[Begin INFORMATION PROVIDED]
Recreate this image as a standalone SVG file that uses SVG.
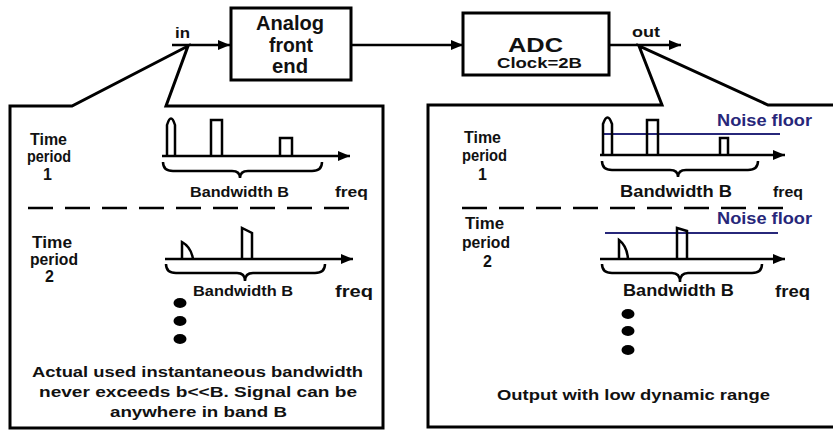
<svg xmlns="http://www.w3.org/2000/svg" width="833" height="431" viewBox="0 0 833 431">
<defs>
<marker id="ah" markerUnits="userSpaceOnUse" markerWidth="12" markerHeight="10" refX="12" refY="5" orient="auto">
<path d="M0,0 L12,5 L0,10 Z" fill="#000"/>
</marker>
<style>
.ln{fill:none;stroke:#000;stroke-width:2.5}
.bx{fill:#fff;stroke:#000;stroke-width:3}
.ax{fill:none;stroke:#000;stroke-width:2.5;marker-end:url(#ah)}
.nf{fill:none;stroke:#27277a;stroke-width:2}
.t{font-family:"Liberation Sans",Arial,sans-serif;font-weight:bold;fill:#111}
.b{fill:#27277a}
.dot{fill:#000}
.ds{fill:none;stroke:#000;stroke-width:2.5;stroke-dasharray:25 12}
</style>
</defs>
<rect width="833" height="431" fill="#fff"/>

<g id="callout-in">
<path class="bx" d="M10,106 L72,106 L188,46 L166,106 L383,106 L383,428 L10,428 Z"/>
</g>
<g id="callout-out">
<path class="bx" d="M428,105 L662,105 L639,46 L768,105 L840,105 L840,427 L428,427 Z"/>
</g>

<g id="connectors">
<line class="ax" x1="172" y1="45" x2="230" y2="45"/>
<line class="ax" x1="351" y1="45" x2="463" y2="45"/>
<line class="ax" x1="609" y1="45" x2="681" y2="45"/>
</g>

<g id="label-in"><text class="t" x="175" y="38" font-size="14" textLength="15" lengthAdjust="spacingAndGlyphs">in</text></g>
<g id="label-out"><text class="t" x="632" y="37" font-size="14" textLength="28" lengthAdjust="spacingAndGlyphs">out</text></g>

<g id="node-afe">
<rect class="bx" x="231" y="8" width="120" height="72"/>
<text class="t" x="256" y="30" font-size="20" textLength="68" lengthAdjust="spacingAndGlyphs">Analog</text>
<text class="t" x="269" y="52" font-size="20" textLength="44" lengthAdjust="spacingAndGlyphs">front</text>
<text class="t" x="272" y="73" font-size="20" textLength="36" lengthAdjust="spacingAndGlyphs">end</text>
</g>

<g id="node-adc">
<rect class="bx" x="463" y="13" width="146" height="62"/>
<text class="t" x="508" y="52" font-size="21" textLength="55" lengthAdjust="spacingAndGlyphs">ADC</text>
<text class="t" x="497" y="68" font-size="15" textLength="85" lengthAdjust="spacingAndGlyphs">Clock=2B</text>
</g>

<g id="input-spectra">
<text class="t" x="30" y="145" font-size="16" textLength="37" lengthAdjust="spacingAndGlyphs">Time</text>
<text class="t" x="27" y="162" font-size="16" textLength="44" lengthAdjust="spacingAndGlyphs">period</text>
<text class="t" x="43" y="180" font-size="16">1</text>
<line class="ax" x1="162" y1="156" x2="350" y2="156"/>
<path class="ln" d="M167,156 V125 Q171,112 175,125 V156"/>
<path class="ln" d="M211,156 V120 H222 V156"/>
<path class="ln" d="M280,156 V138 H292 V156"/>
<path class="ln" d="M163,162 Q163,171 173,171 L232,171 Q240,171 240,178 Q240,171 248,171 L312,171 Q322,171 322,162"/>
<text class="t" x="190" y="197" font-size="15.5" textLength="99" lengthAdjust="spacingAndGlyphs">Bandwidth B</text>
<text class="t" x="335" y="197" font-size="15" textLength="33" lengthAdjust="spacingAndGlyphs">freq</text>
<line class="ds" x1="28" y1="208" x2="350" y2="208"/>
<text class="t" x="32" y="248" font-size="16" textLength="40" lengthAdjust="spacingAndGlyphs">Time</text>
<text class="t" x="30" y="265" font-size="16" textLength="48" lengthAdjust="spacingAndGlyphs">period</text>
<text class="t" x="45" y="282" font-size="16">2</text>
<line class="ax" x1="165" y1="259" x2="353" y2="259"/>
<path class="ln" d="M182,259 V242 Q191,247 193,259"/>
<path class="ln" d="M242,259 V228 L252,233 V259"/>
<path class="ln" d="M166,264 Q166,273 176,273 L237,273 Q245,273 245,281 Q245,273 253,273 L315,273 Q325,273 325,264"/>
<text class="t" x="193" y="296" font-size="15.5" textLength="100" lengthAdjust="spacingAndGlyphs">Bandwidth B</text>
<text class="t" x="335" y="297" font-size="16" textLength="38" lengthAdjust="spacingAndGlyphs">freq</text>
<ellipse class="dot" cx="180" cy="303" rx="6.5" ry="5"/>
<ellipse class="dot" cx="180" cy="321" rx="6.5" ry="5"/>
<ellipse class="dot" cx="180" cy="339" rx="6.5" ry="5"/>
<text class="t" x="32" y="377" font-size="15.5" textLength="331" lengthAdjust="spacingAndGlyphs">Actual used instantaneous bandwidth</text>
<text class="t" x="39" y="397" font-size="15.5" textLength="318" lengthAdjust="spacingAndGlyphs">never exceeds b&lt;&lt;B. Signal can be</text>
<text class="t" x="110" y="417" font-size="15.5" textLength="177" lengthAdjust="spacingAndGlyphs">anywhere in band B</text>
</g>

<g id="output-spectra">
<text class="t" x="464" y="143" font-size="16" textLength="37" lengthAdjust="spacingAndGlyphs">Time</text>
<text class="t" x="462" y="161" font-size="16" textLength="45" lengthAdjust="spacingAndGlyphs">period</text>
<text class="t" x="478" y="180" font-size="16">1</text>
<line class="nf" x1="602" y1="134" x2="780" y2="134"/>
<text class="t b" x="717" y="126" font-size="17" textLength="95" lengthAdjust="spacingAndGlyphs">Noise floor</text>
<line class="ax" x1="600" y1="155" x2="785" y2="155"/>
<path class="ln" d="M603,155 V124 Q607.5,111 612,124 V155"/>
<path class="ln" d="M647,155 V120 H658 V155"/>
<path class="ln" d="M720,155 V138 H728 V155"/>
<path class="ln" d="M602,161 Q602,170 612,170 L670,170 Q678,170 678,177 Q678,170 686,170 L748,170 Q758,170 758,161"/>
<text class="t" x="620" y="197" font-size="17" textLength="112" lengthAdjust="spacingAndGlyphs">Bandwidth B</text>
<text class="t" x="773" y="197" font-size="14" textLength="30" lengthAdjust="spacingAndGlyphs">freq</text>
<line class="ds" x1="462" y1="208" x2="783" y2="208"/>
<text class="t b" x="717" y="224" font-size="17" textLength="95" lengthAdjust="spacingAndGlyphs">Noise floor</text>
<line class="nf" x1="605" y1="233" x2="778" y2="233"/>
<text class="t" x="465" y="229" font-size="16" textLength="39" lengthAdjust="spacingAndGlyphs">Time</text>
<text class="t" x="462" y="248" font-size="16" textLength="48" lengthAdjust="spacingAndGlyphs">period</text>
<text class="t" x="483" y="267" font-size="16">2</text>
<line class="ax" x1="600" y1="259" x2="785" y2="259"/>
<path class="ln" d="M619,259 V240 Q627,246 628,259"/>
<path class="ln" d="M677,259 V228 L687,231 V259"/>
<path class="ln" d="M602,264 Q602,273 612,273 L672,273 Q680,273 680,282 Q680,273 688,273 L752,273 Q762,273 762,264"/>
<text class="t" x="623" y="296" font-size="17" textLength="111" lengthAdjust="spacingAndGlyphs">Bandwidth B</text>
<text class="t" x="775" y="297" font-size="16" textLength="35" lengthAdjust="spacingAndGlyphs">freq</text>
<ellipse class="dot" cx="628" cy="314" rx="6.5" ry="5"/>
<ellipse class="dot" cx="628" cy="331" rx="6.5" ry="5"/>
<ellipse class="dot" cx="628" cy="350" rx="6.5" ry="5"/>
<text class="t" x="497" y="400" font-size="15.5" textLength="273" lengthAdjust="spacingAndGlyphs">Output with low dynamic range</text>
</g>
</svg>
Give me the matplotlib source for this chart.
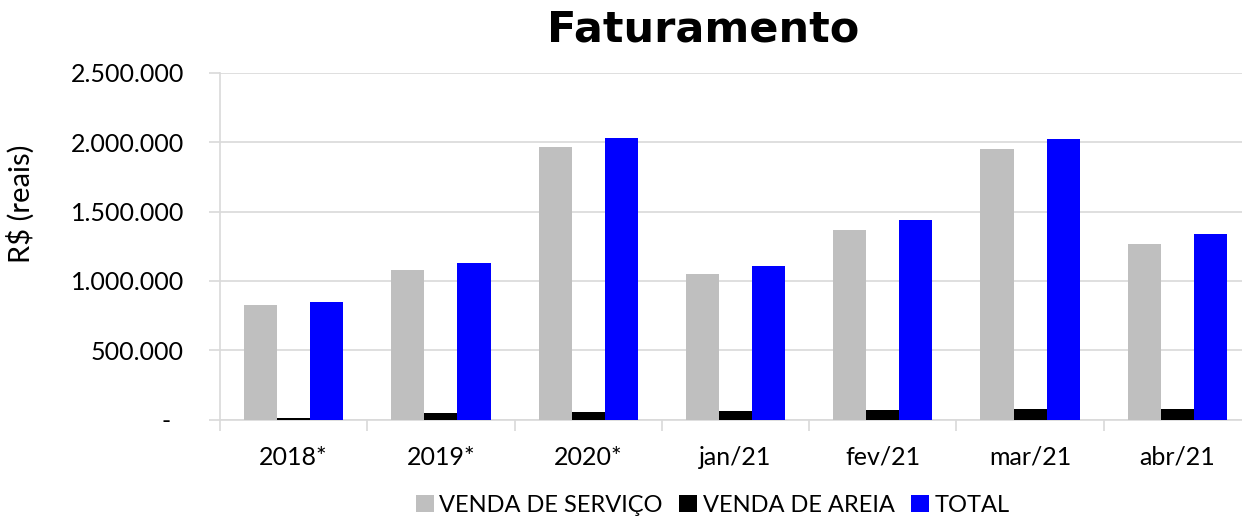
[End INFORMATION PROVIDED]
Your task is to repeat the data above exactly while excluding the pictures.

Recreate this image as a standalone SVG file that uses SVG.
<svg xmlns="http://www.w3.org/2000/svg" width="833" height="431" viewBox="0 0 833 431">
<defs>
<marker id="ah" markerUnits="userSpaceOnUse" markerWidth="12" markerHeight="10" refX="12" refY="5" orient="auto">
<path d="M0,0 L12,5 L0,10 Z" fill="#000"/>
</marker>
<style>
.ln{fill:none;stroke:#000;stroke-width:2.5}
.bx{fill:#fff;stroke:#000;stroke-width:3}
.ax{fill:none;stroke:#000;stroke-width:2.5;marker-end:url(#ah)}
.nf{fill:none;stroke:#27277a;stroke-width:2}
.t{font-family:"Liberation Sans",Arial,sans-serif;font-weight:bold;fill:#111}
.b{fill:#27277a}
.dot{fill:#000}
.ds{fill:none;stroke:#000;stroke-width:2.5;stroke-dasharray:25 12}
</style>
</defs>
<rect width="833" height="431" fill="#fff"/>

<g id="callout-in">
<path class="bx" d="M10,106 L72,106 L188,46 L166,106 L383,106 L383,428 L10,428 Z"/>
</g>
<g id="callout-out">
<path class="bx" d="M428,105 L662,105 L639,46 L768,105 L840,105 L840,427 L428,427 Z"/>
</g>

<g id="connectors">
<line class="ax" x1="172" y1="45" x2="230" y2="45"/>
<line class="ax" x1="351" y1="45" x2="463" y2="45"/>
<line class="ax" x1="609" y1="45" x2="681" y2="45"/>
</g>

<g id="label-in"><text class="t" x="175" y="38" font-size="14" textLength="15" lengthAdjust="spacingAndGlyphs">in</text></g>
<g id="label-out"><text class="t" x="632" y="37" font-size="14" textLength="28" lengthAdjust="spacingAndGlyphs">out</text></g>

<g id="node-afe">
<rect class="bx" x="231" y="8" width="120" height="72"/>
<text class="t" x="256" y="30" font-size="20" textLength="68" lengthAdjust="spacingAndGlyphs">Analog</text>
<text class="t" x="269" y="52" font-size="20" textLength="44" lengthAdjust="spacingAndGlyphs">front</text>
<text class="t" x="272" y="73" font-size="20" textLength="36" lengthAdjust="spacingAndGlyphs">end</text>
</g>

<g id="node-adc">
<rect class="bx" x="463" y="13" width="146" height="62"/>
<text class="t" x="508" y="52" font-size="21" textLength="55" lengthAdjust="spacingAndGlyphs">ADC</text>
<text class="t" x="497" y="68" font-size="15" textLength="85" lengthAdjust="spacingAndGlyphs">Clock=2B</text>
</g>

<g id="input-spectra">
<text class="t" x="30" y="145" font-size="16" textLength="37" lengthAdjust="spacingAndGlyphs">Time</text>
<text class="t" x="27" y="162" font-size="16" textLength="44" lengthAdjust="spacingAndGlyphs">period</text>
<text class="t" x="43" y="180" font-size="16">1</text>
<line class="ax" x1="162" y1="156" x2="350" y2="156"/>
<path class="ln" d="M167,156 V125 Q171,112 175,125 V156"/>
<path class="ln" d="M211,156 V120 H222 V156"/>
<path class="ln" d="M280,156 V138 H292 V156"/>
<path class="ln" d="M163,162 Q163,171 173,171 L232,171 Q240,171 240,178 Q240,171 248,171 L312,171 Q322,171 322,162"/>
<text class="t" x="190" y="197" font-size="15.5" textLength="99" lengthAdjust="spacingAndGlyphs">Bandwidth B</text>
<text class="t" x="335" y="197" font-size="15" textLength="33" lengthAdjust="spacingAndGlyphs">freq</text>
<line class="ds" x1="28" y1="208" x2="350" y2="208"/>
<text class="t" x="32" y="248" font-size="16" textLength="40" lengthAdjust="spacingAndGlyphs">Time</text>
<text class="t" x="30" y="265" font-size="16" textLength="48" lengthAdjust="spacingAndGlyphs">period</text>
<text class="t" x="45" y="282" font-size="16">2</text>
<line class="ax" x1="165" y1="259" x2="353" y2="259"/>
<path class="ln" d="M182,259 V242 Q191,247 193,259"/>
<path class="ln" d="M242,259 V228 L252,233 V259"/>
<path class="ln" d="M166,264 Q166,273 176,273 L237,273 Q245,273 245,281 Q245,273 253,273 L315,273 Q325,273 325,264"/>
<text class="t" x="193" y="296" font-size="15.5" textLength="100" lengthAdjust="spacingAndGlyphs">Bandwidth B</text>
<text class="t" x="335" y="297" font-size="16" textLength="38" lengthAdjust="spacingAndGlyphs">freq</text>
<ellipse class="dot" cx="180" cy="303" rx="6.5" ry="5"/>
<ellipse class="dot" cx="180" cy="321" rx="6.5" ry="5"/>
<ellipse class="dot" cx="180" cy="339" rx="6.5" ry="5"/>
<text class="t" x="32" y="377" font-size="15.5" textLength="331" lengthAdjust="spacingAndGlyphs">Actual used instantaneous bandwidth</text>
<text class="t" x="39" y="397" font-size="15.5" textLength="318" lengthAdjust="spacingAndGlyphs">never exceeds b&lt;&lt;B. Signal can be</text>
<text class="t" x="110" y="417" font-size="15.5" textLength="177" lengthAdjust="spacingAndGlyphs">anywhere in band B</text>
</g>

<g id="output-spectra">
<text class="t" x="464" y="143" font-size="16" textLength="37" lengthAdjust="spacingAndGlyphs">Time</text>
<text class="t" x="462" y="161" font-size="16" textLength="45" lengthAdjust="spacingAndGlyphs">period</text>
<text class="t" x="478" y="180" font-size="16">1</text>
<line class="nf" x1="602" y1="134" x2="780" y2="134"/>
<text class="t b" x="717" y="126" font-size="17" textLength="95" lengthAdjust="spacingAndGlyphs">Noise floor</text>
<line class="ax" x1="600" y1="155" x2="785" y2="155"/>
<path class="ln" d="M603,155 V124 Q607.5,111 612,124 V155"/>
<path class="ln" d="M647,155 V120 H658 V155"/>
<path class="ln" d="M720,155 V138 H728 V155"/>
<path class="ln" d="M602,161 Q602,170 612,170 L670,170 Q678,170 678,177 Q678,170 686,170 L748,170 Q758,170 758,161"/>
<text class="t" x="620" y="197" font-size="17" textLength="112" lengthAdjust="spacingAndGlyphs">Bandwidth B</text>
<text class="t" x="773" y="197" font-size="14" textLength="30" lengthAdjust="spacingAndGlyphs">freq</text>
<line class="ds" x1="462" y1="208" x2="783" y2="208"/>
<text class="t b" x="717" y="224" font-size="17" textLength="95" lengthAdjust="spacingAndGlyphs">Noise floor</text>
<line class="nf" x1="605" y1="233" x2="778" y2="233"/>
<text class="t" x="465" y="229" font-size="16" textLength="39" lengthAdjust="spacingAndGlyphs">Time</text>
<text class="t" x="462" y="248" font-size="16" textLength="48" lengthAdjust="spacingAndGlyphs">period</text>
<text class="t" x="483" y="267" font-size="16">2</text>
<line class="ax" x1="600" y1="259" x2="785" y2="259"/>
<path class="ln" d="M619,259 V240 Q627,246 628,259"/>
<path class="ln" d="M677,259 V228 L687,231 V259"/>
<path class="ln" d="M602,264 Q602,273 612,273 L672,273 Q680,273 680,282 Q680,273 688,273 L752,273 Q762,273 762,264"/>
<text class="t" x="623" y="296" font-size="17" textLength="111" lengthAdjust="spacingAndGlyphs">Bandwidth B</text>
<text class="t" x="775" y="297" font-size="16" textLength="35" lengthAdjust="spacingAndGlyphs">freq</text>
<ellipse class="dot" cx="628" cy="314" rx="6.5" ry="5"/>
<ellipse class="dot" cx="628" cy="331" rx="6.5" ry="5"/>
<ellipse class="dot" cx="628" cy="350" rx="6.5" ry="5"/>
<text class="t" x="497" y="400" font-size="15.5" textLength="273" lengthAdjust="spacingAndGlyphs">Output with low dynamic range</text>
</g>
</svg>
Give me the matplotlib source for this chart.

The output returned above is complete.